▶ **Written request**
Skip pictures in the listing below; copy exactly the lines from the one with "Clone this chart" through the one with "YAxis, CartesianGrid, LabelList", inclusive.

======

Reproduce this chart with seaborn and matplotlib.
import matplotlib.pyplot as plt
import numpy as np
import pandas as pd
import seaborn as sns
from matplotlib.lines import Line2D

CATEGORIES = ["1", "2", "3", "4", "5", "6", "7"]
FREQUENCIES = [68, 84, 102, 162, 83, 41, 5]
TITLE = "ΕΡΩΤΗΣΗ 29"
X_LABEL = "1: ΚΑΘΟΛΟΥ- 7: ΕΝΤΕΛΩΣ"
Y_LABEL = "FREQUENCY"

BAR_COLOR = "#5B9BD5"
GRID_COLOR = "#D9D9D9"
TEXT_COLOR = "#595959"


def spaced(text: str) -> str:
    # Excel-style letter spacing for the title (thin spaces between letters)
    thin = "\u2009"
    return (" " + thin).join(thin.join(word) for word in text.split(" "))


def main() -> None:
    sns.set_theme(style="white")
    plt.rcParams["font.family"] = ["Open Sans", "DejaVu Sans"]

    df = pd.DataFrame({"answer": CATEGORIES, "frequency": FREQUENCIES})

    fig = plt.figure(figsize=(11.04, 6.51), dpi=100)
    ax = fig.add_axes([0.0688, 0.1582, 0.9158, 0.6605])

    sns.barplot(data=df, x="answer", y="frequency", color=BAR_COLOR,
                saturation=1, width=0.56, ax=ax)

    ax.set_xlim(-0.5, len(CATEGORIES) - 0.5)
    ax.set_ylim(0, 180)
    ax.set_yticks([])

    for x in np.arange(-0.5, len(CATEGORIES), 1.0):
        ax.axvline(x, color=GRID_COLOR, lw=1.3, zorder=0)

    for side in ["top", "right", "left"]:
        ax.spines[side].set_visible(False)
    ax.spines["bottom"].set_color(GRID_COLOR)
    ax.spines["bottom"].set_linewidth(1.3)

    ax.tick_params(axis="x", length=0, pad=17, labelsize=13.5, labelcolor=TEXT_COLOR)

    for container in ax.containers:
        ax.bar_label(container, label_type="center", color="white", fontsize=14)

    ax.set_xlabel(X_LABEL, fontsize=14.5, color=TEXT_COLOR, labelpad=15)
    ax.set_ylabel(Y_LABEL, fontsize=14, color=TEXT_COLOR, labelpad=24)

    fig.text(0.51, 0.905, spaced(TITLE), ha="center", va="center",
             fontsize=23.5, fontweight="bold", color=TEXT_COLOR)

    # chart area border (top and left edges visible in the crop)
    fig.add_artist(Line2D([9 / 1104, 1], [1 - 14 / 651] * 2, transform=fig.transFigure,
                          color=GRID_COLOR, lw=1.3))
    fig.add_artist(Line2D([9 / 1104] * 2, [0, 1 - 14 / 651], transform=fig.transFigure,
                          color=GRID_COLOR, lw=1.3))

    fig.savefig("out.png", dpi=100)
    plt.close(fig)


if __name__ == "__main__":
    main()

======

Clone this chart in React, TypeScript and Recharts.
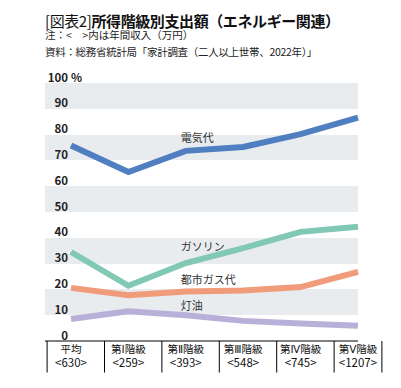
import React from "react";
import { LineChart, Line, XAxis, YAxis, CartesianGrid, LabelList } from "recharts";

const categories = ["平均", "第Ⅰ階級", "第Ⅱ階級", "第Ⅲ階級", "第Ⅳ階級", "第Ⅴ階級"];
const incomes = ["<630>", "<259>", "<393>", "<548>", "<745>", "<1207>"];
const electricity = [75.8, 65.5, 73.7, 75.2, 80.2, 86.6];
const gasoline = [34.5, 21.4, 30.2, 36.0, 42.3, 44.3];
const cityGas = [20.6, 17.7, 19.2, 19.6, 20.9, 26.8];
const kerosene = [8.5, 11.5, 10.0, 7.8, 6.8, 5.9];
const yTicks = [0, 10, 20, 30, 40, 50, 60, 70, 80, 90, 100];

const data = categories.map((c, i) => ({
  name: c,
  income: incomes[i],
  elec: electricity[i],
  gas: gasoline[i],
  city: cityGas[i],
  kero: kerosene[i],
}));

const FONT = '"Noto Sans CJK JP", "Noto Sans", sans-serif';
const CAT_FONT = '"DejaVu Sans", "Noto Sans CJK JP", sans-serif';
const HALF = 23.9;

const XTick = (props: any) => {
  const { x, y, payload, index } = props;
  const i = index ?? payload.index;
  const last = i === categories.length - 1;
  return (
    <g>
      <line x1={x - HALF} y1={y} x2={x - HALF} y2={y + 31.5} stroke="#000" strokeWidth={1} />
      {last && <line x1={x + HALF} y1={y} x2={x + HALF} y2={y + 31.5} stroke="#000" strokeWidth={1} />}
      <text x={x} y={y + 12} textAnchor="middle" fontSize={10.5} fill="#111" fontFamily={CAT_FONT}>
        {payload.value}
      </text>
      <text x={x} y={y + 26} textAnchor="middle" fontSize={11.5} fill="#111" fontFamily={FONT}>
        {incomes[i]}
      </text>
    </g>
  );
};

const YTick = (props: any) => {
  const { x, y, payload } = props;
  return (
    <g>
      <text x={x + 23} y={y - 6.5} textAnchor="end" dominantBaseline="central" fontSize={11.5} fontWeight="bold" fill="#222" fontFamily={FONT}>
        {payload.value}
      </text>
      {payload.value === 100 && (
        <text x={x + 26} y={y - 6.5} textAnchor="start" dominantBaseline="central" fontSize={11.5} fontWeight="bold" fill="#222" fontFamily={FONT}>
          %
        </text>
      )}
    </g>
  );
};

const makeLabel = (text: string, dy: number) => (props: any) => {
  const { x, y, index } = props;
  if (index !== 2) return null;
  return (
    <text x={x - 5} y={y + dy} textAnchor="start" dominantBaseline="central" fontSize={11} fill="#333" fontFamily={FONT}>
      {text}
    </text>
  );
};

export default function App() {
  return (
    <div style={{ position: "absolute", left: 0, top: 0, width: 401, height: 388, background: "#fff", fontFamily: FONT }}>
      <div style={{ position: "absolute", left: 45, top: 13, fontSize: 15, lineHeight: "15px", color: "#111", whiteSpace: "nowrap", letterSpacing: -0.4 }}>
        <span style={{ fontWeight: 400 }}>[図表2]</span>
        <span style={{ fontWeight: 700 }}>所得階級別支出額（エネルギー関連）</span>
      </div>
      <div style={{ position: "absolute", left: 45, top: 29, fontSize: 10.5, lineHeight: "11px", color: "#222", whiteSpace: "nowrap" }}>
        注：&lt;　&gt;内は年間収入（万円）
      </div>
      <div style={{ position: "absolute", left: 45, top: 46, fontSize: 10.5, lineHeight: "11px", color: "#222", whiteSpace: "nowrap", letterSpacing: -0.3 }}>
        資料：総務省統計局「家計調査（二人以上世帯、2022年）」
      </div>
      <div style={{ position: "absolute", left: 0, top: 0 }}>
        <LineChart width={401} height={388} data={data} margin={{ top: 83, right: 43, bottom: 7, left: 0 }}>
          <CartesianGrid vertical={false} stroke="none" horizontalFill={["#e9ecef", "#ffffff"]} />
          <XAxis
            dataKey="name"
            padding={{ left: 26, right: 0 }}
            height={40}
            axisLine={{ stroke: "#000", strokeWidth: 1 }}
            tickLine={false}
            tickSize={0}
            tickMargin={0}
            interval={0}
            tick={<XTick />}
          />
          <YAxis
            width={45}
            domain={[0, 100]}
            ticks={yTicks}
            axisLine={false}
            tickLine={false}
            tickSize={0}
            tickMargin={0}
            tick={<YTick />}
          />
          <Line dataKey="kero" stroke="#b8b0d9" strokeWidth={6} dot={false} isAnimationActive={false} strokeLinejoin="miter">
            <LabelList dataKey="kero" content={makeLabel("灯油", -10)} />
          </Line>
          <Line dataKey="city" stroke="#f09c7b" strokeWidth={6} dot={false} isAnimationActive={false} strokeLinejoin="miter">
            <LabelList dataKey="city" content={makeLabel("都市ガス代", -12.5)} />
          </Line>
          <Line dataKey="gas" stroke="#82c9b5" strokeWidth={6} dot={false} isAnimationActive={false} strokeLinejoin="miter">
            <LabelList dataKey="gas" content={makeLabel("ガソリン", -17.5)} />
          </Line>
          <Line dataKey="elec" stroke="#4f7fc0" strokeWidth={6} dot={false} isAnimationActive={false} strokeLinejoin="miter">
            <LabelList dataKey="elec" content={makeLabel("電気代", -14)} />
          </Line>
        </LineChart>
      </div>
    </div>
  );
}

======

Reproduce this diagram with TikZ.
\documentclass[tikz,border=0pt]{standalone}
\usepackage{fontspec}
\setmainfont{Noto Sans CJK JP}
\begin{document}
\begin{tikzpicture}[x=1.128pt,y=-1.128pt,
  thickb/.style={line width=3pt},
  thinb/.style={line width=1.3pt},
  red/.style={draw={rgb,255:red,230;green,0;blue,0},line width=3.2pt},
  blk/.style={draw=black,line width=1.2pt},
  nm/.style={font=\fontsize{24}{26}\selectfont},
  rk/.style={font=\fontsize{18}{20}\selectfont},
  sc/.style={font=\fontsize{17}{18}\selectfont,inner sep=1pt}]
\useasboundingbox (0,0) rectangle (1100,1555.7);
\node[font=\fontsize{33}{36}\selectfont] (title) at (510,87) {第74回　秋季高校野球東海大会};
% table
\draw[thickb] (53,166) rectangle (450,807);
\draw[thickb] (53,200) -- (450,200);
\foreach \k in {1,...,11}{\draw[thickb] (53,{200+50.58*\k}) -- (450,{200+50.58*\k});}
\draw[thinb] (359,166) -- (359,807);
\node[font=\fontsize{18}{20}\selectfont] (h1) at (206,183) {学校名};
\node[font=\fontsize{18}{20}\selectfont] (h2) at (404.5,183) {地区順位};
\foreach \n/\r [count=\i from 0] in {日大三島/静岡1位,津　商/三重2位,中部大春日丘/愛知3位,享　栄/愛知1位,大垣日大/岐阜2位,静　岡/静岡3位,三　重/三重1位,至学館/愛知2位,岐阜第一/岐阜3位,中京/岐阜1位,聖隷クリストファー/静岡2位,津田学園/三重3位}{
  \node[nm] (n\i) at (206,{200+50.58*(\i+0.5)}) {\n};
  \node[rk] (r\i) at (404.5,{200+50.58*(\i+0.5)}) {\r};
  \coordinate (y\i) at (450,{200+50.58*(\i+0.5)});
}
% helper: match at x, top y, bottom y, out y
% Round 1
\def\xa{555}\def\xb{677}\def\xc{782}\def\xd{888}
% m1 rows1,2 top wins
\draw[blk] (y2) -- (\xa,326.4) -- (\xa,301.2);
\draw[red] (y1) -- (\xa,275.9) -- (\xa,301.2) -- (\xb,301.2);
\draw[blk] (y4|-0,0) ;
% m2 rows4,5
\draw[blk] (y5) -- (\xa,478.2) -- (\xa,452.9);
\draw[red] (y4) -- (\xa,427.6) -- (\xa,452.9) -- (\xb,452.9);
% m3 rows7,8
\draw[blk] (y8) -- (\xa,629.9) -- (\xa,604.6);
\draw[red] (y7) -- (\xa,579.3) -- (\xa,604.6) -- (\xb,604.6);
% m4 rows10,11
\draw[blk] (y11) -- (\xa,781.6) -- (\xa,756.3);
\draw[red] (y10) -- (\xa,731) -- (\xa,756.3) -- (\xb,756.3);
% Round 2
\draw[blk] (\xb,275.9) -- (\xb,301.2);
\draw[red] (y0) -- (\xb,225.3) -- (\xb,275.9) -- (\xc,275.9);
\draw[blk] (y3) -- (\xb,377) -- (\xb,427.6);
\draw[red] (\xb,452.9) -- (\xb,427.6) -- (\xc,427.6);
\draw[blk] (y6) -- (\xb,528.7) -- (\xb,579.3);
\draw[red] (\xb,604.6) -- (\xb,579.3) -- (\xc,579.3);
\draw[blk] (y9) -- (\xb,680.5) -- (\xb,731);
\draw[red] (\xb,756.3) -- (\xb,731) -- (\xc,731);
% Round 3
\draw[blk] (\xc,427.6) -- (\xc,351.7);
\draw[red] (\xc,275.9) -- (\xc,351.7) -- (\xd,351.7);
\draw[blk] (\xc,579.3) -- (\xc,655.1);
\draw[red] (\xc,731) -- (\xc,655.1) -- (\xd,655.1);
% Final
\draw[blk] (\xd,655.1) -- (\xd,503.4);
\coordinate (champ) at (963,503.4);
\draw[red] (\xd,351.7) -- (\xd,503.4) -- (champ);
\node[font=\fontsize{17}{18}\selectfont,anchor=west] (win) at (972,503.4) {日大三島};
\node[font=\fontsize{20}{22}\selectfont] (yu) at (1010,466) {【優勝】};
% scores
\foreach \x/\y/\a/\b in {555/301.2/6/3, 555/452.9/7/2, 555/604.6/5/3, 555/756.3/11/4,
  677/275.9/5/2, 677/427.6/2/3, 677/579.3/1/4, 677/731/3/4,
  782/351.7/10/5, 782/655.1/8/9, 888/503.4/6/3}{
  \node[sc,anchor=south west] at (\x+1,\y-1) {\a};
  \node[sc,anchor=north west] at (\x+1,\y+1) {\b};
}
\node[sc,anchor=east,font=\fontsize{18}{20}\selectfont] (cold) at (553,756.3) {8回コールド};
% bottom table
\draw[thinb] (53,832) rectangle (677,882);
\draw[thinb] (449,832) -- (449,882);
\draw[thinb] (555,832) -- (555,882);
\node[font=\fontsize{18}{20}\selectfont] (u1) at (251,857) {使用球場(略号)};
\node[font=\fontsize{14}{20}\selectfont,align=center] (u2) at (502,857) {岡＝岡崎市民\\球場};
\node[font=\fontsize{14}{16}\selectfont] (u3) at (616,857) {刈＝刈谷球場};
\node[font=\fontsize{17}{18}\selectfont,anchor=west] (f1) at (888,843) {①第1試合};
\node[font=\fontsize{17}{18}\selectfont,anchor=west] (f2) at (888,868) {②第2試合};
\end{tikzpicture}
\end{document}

======

▶ **The result**
Clone this chart in React, TypeScript and Recharts.
import React from "react";
import { LineChart, Line, XAxis, YAxis, CartesianGrid, LabelList } from "recharts";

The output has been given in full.